A vida quando se tem 28 anos

Assinado pela autora de banda desenhada Nine Antico, Playlist é uma "história de quadradinhos" com verdadeiro charme de cinema e excelente banda sonora.

Uma comédia francesa não tem de ser necessariamente uma comédia "à" francesa. Prova disso mesmo é esta primeira longa-metragem de Nine Antico, tão refrescante quanto universal, que conta as pequenas tragédias quotidianas de Sophie (Sara Forestier), uma jovem à procura de lugar no mundo editorial da banda desenhada, sem aparente estrela da sorte. Retrato autobiográfico? É certo que a heroína de Playlist terá muito da sua realizadora, um nome sonante no meio francês da ilustração e BD (basta referir o livro de histórias curtas Girls Don"t Cry), mas o filme retira daí "apenas" o seu lado de crónica genuína, convertendo-se numa deliciosa miniatura a preto e branco de situações que conseguimos imaginar em quadradinhos, sem prejuízo cinematográfico.

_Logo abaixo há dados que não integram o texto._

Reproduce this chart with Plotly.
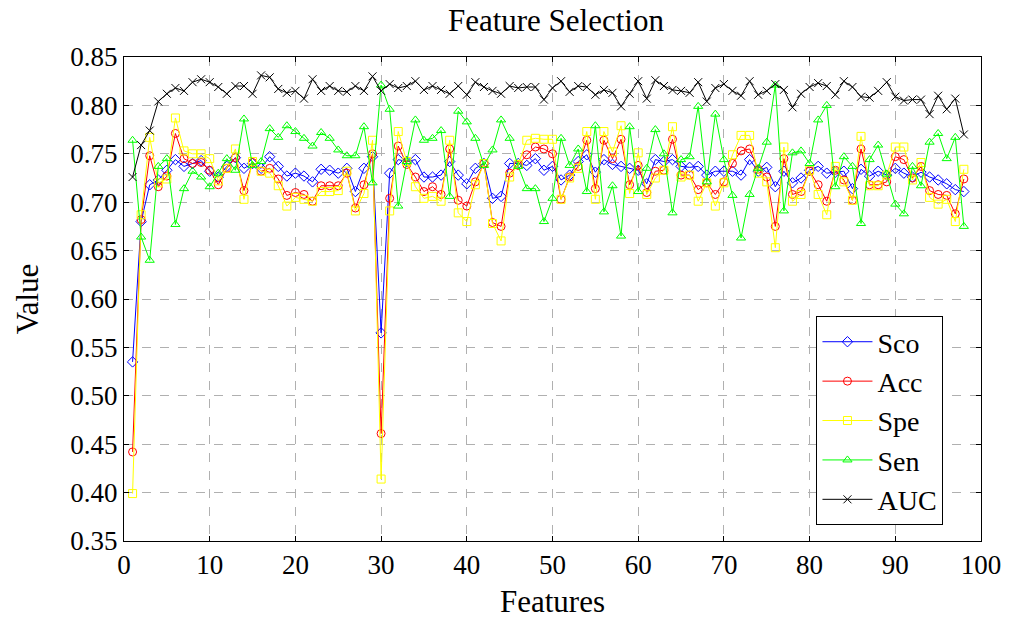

De facto, Nine Antico filma como quem desenha. Dá-nos a realidade da protagonista em quadros sugestivos - do interior de uma carruagem de metro ao quarto alugado onde ela se deita a pensar na vida -, mas não deixa que as suas marcas de estilo distraiam o espectador da essência de um universo íntimo, com tanto de depressãozinha como de tragicomédia do corpo. Sophie, que trabalha como empregada de mesa num restaurante, está prestes a trocar esse emprego por um cargo numa editora parisiense de novelas gráficas, na esperança de ali conseguir fazer chegar os seus desenhos às pessoas certas. O problema é que, com 28 anos e sem a devida formação académica, as portas teimam em fechar-se. Juntando a isso um patrão neurótico, uma melhor amiga aspirante a atriz, um colchão com ácaros, uma gravidez inesperada e uma complexa matemática amorosa, temos o caos perfeito para uma banda sonora indie rock que de resto funciona às mil maravilhas com a voz off do cantor Bertrand Belin, a instilar melancolia através de reflexões sobre o amor.

Livre e gracioso, doce e amargo, com o leitmotiv musical True Love Will Find You in the End, de Daniel Johnston, Playlist capta aquele momento da vida em que decidimos se vale a pena ou não o esforço pelo "sonho". O momento em que se percebe se estamos sintonizados com uma nota de futuro.